• _PROBLEM DESCRIPTION_:
Repeat, exactly and in full, the lines of the listing below, but without any pictures.

• _SUPPLIED INFORMATION_:
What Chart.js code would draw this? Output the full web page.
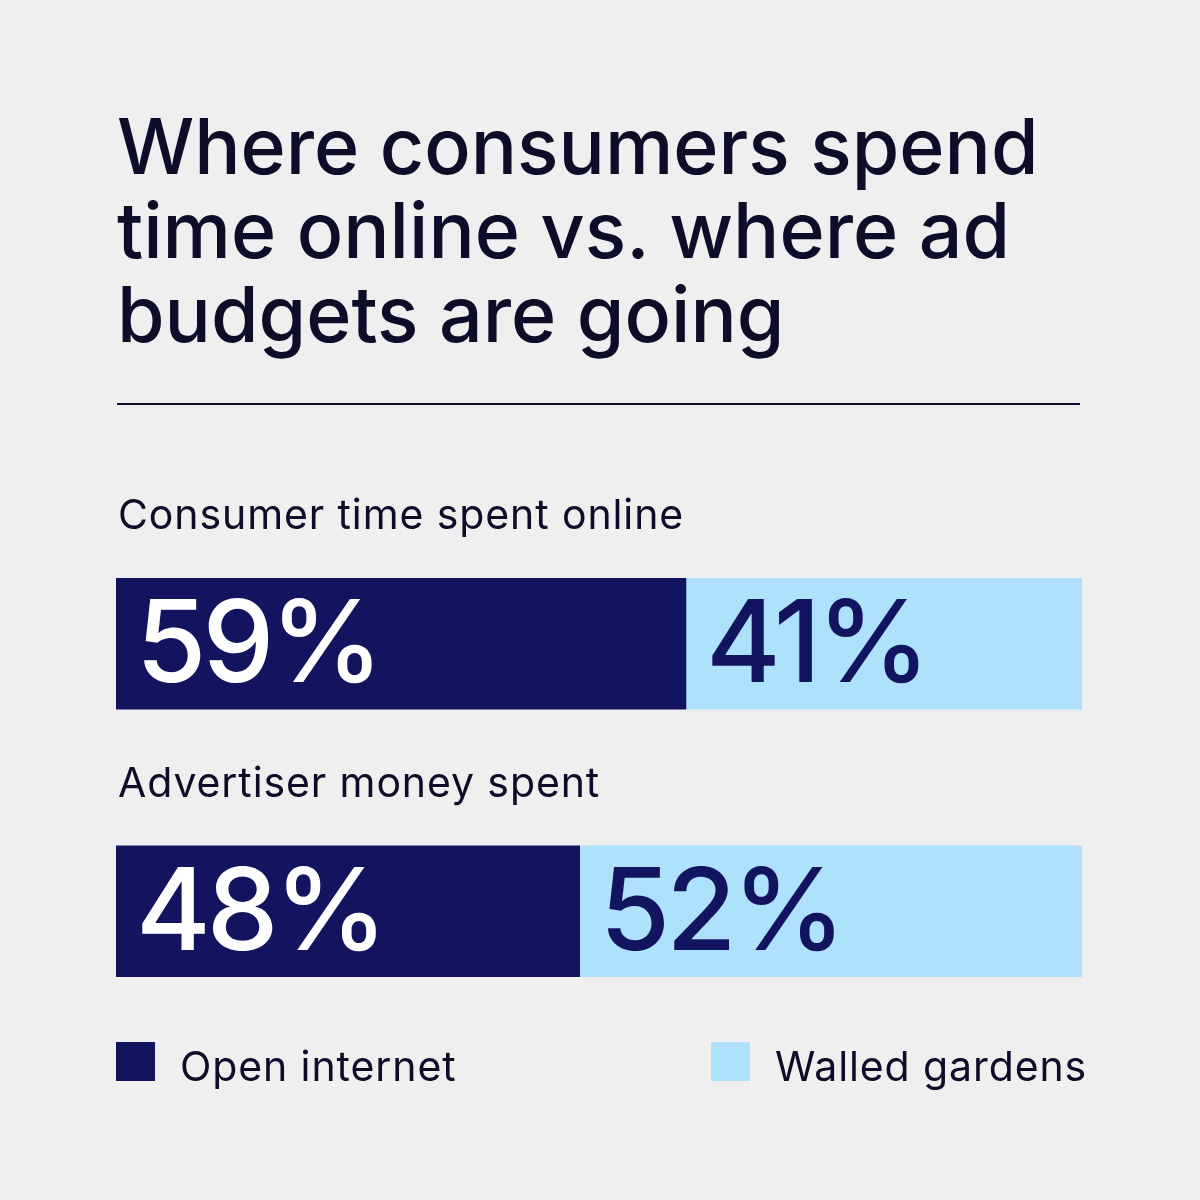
<!DOCTYPE html>
<html lang="en">
<head>
    <meta charset="UTF-8">
    <title>Where consumers spend time online</title>
    <script src="https://cdn.jsdelivr.net/npm/chart.js"></script>
    <style>
        body { margin: 0; background: #efefef; font-family: Inter, "Noto Sans", sans-serif; color: #0d0d29; }
        #wrap { position: relative; width: 1200px; height: 1200px; overflow: hidden; }
        h1 { position: absolute; left: 117px; top: 104px; margin: 0; font-size: 77px; line-height: 84px; font-weight: 500; letter-spacing: 0; }
        #rule { position: absolute; left: 117px; top: 403px; width: 963px; height: 2px; background: #0d0d29; }
        #chart { position: absolute; left: 0; top: 0; }
    </style>
</head>
<body>
<div id="wrap">
    <h1>Where consumers spend<br>time online vs. where ad<br>budgets are going</h1>
    <div id="rule"></div>
    <canvas id="chart" width="1200" height="1200"></canvas>
</div>
<script>
    // data
    const categories = ['Consumer time spent online', 'Advertiser money spent'];
    const seriesNames = ['Open internet', 'Walled gardens'];
    const openInternet = [59, 48];
    const walledGardens = [41, 52];

    const navy = '#131460';
    const lightBlue = '#aee1fb';
    const ink = '#0d0d29';

    // draws category captions, value labels and the legend
    const labelsPlugin = {
        id: 'labels',
        afterDatasetsDraw(chart) {
            const ctx = chart.ctx;
            const area = chart.chartArea;
            ctx.save();

            // captions above each bar
            ctx.fillStyle = ink;
            ctx.font = '400 41px Inter';
            ctx.letterSpacing = '0.9px';
            ctx.textBaseline = 'alphabetic';
            ctx.textAlign = 'left';
            chart.data.labels.forEach((label, i) => {
                const bar = chart.getDatasetMeta(0).data[i];
                ctx.fillText(label, area.left + 2, bar.y - bar.height / 2 - 49);
            });

            // percentages inside segments
            ctx.font = '500 114px Inter';
            ctx.letterSpacing = '-4px';
            ctx.textBaseline = 'middle';
            chart.data.datasets.forEach((ds, di) => {
                chart.getDatasetMeta(di).data.forEach((bar, i) => {
                    ctx.fillStyle = di === 0 ? '#ffffff' : navy;
                    ctx.fillText(ds.data[i] + '%', bar.base + 20, bar.y + 4);
                });
            });

            // legend
            const legendTop = 1042;
            ctx.font = '400 41px Inter';
            ctx.letterSpacing = '0.9px';
            ctx.textBaseline = 'alphabetic';
            chart.data.datasets.forEach((ds, di) => {
                const x = di === 0 ? area.left : 711;
                ctx.fillStyle = ds.backgroundColor;
                ctx.fillRect(x, legendTop, 39, 39);
                ctx.fillStyle = ink;
                ctx.fillText(ds.label, x + 64, legendTop + 39);
            });
            ctx.restore();
        }
    };

    new Chart(document.getElementById('chart'), {
        type: 'bar',
        data: {
            labels: categories,
            datasets: [
                { label: seriesNames[0], data: openInternet, backgroundColor: navy },
                { label: seriesNames[1], data: walledGardens, backgroundColor: lightBlue }
            ]
        },
        options: {
            indexAxis: 'y',
            responsive: false,
            devicePixelRatio: 1,
            animation: false,
            layout: { padding: { left: 116, right: 118, top: 510, bottom: 155 } },
            barThickness: 131,
            scales: {
                x: { stacked: true, min: 0, max: 100, display: false },
                y: { stacked: true, display: false }
            },
            plugins: {
                legend: { display: false },
                tooltip: { enabled: false }
            }
        },
        plugins: [labelsPlugin]
    });
</script>
</body>
</html>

• _TASK SOLUTION_:
What Chart.js code would draw this? Output the full web page.
<!DOCTYPE html>
<html lang="en">
<head>
    <meta charset="UTF-8">
    <title>Where consumers spend time online</title>
    <script src="https://cdn.jsdelivr.net/npm/chart.js"></script>
    <style>
        body { margin: 0; background: #efefef; font-family: Inter, "Noto Sans", sans-serif; color: #0d0d29; }
        #wrap { position: relative; width: 1200px; height: 1200px; overflow: hidden; }
        h1 { position: absolute; left: 117px; top: 104px; margin: 0; font-size: 77px; line-height: 84px; font-weight: 500; letter-spacing: 0; }
        #rule { position: absolute; left: 117px; top: 403px; width: 963px; height: 2px; background: #0d0d29; }
        #chart { position: absolute; left: 0; top: 0; }
    </style>
</head>
<body>
<div id="wrap">
    <h1>Where consumers spend<br>time online vs. where ad<br>budgets are going</h1>
    <div id="rule"></div>
    <canvas id="chart" width="1200" height="1200"></canvas>
</div>
<script>
    // data
    const categories = ['Consumer time spent online', 'Advertiser money spent'];
    const seriesNames = ['Open internet', 'Walled gardens'];
    const openInternet = [59, 48];
    const walledGardens = [41, 52];

    const navy = '#131460';
    const lightBlue = '#aee1fb';
    const ink = '#0d0d29';

    // draws category captions, value labels and the legend
    const labelsPlugin = {
        id: 'labels',
        afterDatasetsDraw(chart) {
            const ctx = chart.ctx;
            const area = chart.chartArea;
            ctx.save();

            // captions above each bar
            ctx.fillStyle = ink;
            ctx.font = '400 41px Inter';
            ctx.letterSpacing = '0.9px';
            ctx.textBaseline = 'alphabetic';
            ctx.textAlign = 'left';
            chart.data.labels.forEach((label, i) => {
                const bar = chart.getDatasetMeta(0).data[i];
                ctx.fillText(label, area.left + 2, bar.y - bar.height / 2 - 49);
            });

            // percentages inside segments
            ctx.font = '500 114px Inter';
            ctx.letterSpacing = '-4px';
            ctx.textBaseline = 'middle';
            chart.data.datasets.forEach((ds, di) => {
                chart.getDatasetMeta(di).data.forEach((bar, i) => {
                    ctx.fillStyle = di === 0 ? '#ffffff' : navy;
                    ctx.fillText(ds.data[i] + '%', bar.base + 20, bar.y + 4);
                });
            });

            // legend
            const legendTop = 1042;
            ctx.font = '400 41px Inter';
            ctx.letterSpacing = '0.9px';
            ctx.textBaseline = 'alphabetic';
            chart.data.datasets.forEach((ds, di) => {
                const x = di === 0 ? area.left : 711;
                ctx.fillStyle = ds.backgroundColor;
                ctx.fillRect(x, legendTop, 39, 39);
                ctx.fillStyle = ink;
                ctx.fillText(ds.label, x + 64, legendTop + 39);
            });
            ctx.restore();
        }
    };

    new Chart(document.getElementById('chart'), {
        type: 'bar',
        data: {
            labels: categories,
            datasets: [
                { label: seriesNames[0], data: openInternet, backgroundColor: navy },
                { label: seriesNames[1], data: walledGardens, backgroundColor: lightBlue }
            ]
        },
        options: {
            indexAxis: 'y',
            responsive: false,
            devicePixelRatio: 1,
            animation: false,
            layout: { padding: { left: 116, right: 118, top: 510, bottom: 155 } },
            barThickness: 131,
            scales: {
                x: { stacked: true, min: 0, max: 100, display: false },
                y: { stacked: true, display: false }
            },
            plugins: {
                legend: { display: false },
                tooltip: { enabled: false }
            }
        },
        plugins: [labelsPlugin]
    });
</script>
</body>
</html>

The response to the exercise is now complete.